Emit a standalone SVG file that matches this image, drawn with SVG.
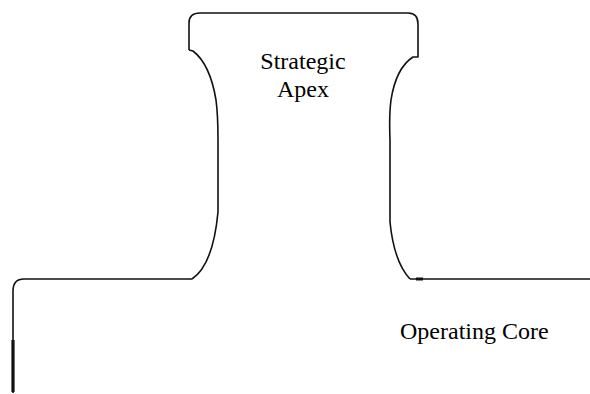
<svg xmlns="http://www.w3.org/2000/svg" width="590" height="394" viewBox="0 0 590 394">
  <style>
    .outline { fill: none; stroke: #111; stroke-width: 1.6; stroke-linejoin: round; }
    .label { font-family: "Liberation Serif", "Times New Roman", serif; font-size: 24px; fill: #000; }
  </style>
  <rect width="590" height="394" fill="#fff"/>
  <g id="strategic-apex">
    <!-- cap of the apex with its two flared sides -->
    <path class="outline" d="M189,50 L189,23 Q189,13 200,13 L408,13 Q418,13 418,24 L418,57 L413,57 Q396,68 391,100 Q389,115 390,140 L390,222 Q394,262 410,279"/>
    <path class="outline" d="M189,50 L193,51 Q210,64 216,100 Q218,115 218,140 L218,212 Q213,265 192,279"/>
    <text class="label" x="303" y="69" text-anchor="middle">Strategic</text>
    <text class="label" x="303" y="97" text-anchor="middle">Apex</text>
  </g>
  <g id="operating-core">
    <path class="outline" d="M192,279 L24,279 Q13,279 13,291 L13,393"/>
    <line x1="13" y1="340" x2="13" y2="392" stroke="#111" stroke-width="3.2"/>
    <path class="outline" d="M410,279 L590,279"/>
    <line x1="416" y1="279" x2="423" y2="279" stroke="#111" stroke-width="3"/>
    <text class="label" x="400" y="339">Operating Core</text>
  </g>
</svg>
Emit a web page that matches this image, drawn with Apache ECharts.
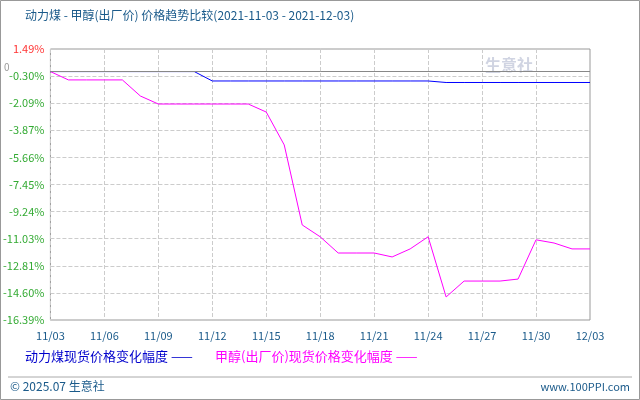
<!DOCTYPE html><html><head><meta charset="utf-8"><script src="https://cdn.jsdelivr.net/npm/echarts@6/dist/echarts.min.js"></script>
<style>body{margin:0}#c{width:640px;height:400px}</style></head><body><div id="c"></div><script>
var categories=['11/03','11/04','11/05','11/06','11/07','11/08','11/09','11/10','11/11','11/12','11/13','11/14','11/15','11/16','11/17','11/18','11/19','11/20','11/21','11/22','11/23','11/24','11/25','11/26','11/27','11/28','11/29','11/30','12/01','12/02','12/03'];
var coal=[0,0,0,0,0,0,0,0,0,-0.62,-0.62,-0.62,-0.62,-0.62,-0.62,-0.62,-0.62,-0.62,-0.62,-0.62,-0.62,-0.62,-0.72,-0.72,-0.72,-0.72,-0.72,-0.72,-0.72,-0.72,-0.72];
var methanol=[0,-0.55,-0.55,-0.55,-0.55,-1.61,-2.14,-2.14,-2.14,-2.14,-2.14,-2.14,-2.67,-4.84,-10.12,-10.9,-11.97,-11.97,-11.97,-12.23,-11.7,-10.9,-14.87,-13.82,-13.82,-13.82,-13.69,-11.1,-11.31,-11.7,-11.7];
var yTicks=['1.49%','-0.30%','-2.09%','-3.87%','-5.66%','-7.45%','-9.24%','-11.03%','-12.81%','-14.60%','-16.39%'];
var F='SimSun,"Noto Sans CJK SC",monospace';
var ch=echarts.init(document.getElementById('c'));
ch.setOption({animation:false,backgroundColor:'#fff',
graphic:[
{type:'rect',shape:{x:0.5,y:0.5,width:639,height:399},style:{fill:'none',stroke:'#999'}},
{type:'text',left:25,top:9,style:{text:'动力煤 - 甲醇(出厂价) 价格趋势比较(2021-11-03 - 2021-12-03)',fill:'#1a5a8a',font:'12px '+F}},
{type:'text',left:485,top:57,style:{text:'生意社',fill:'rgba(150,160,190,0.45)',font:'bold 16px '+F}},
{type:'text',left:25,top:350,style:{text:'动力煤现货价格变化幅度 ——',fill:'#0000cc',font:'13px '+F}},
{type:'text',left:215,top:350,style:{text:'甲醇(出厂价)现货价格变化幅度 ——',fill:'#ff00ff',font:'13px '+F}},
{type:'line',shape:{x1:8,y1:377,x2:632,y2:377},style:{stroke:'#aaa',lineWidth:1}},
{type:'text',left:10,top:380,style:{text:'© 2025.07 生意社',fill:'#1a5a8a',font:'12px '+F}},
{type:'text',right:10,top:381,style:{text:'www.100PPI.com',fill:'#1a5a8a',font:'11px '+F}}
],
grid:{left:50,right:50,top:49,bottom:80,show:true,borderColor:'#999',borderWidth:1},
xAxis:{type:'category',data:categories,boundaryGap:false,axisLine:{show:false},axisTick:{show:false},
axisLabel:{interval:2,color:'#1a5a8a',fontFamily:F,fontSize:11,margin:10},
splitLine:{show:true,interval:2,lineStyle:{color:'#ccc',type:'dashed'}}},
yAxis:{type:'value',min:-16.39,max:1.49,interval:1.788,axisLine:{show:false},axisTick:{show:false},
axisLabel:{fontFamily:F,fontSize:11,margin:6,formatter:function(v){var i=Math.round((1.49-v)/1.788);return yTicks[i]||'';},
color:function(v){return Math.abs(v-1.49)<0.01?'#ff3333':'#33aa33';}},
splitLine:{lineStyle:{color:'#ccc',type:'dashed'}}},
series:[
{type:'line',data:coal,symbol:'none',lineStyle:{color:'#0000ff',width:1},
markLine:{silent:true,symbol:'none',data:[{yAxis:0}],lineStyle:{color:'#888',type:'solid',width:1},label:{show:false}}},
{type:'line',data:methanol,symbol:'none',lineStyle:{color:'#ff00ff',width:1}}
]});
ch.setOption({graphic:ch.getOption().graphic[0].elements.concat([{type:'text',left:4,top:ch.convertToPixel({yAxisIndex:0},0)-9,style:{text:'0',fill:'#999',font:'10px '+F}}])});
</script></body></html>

» Work instructions: Copy the lines from the entries above in which the word "matches" appears.

» Result:
Emit a standalone SVG file that matches this image, drawn with SVG.
Emit a web page that matches this image, drawn with Apache ECharts.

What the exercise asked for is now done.